Make a budget and stick to it
The first step toward being able to responsibly financially plan for purchasing a home is to start diligently budgeting. One option that is often recommended is the 50/20/30 budget. How does this work? First, take a look at your monthly income. The first half of that should be put toward necessities, like rent, utilities, and groceries.
After that, take 20% of your income and put it toward debt repayment and savings. The last 30% can be spent on the stuff that makes life fun, like eating out, going to the movies, or other hobbies. If you’re trying to fast-track your homebuying timeline, you might want to switch up this budget and, instead, save 30% and spend only 20% on fun stuff.
Find a reliable source of funding
The next thing you will want to do is find funding that can be relied on. Mortgage funding is a diverse and complicated topic, with options changing depending on your status as a homebuyer and the location where you want to buy (more on that in a minute).
Whether you’re looking for VA loans in California, or a new homebuyer bank loans in Texas, the most important thing to focus on is the interest rate. That’s the amount that you’ll pay the bank (or other lending agency) for the privilege of borrowing money from them. The lower the interest rate, the better. Your rate largely depends on your credit score, so it’s a good idea to buff that up by paying your credit card bills on time for a while before applying for a loan.
Save up for a down payment
The next important step you’ll want to make is saving up for a down payment.

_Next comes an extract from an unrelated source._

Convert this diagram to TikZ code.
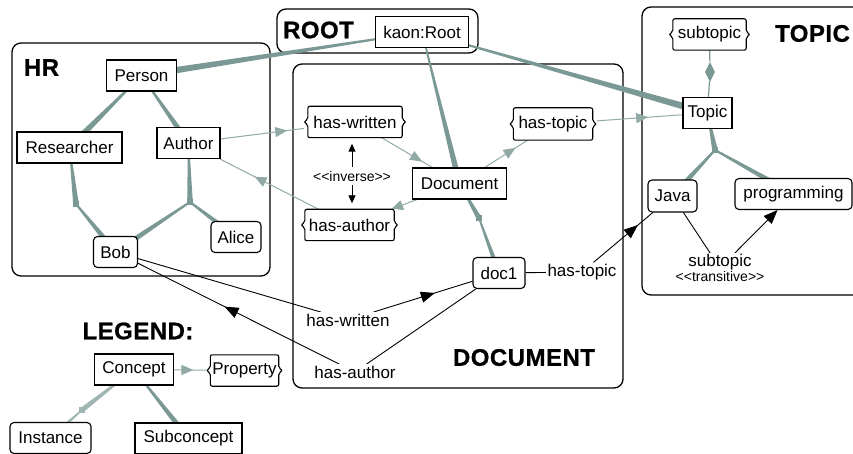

Interest rates aren’t just dependent on your credit score; the amount of money you can initially put down can also help lower your interest rate, and, because you’ve already paid off a portion of the total price, lower your monthly payment.
It’s a good idea to have at least 15%, but ideally closer to 20% for a down payment on a property. However, depending on the type of loan you apply for, this can vary. Sometimes you can make a much smaller down payment. If you can help it, it’s always a good idea to put down more money – so it might be worth working a little extra to save up for that.
Pay attention to the housing market
Be careful to look closely at the prices of housing in your desired area prior to buying. Housing markets fluctuate with the times, so it’s not a good idea to buy a place at peak prices – you might be able to get a better deal if you just hold out for a few more months.
It’s also important to note the trends in your particular area. Is it an up and coming Chicago neighborhood being revitalized? Or is it a neighborhood on the decline where your investment is likely to rapidly depreciate? These distinctions are crucially important, so pay special attention to market prices prior to making any final decisions.
Protect your investment
Once you do decide to purchase, the next thing you’ll need to do is protect your investment. That means keeping money ready for upkeep, and investing in your neighborhood’s well-being too. Your home is an investment that you’ll likely hold on to for a long time, so prioritizing its growth in value is definitely in your best interest. Especially if you plan on passing it down to your kids, having a substantial amount of equity in your home is a must.
Financially preparing for purchasing a new home is challenging. Taking it step by step and planning carefully is the key to success.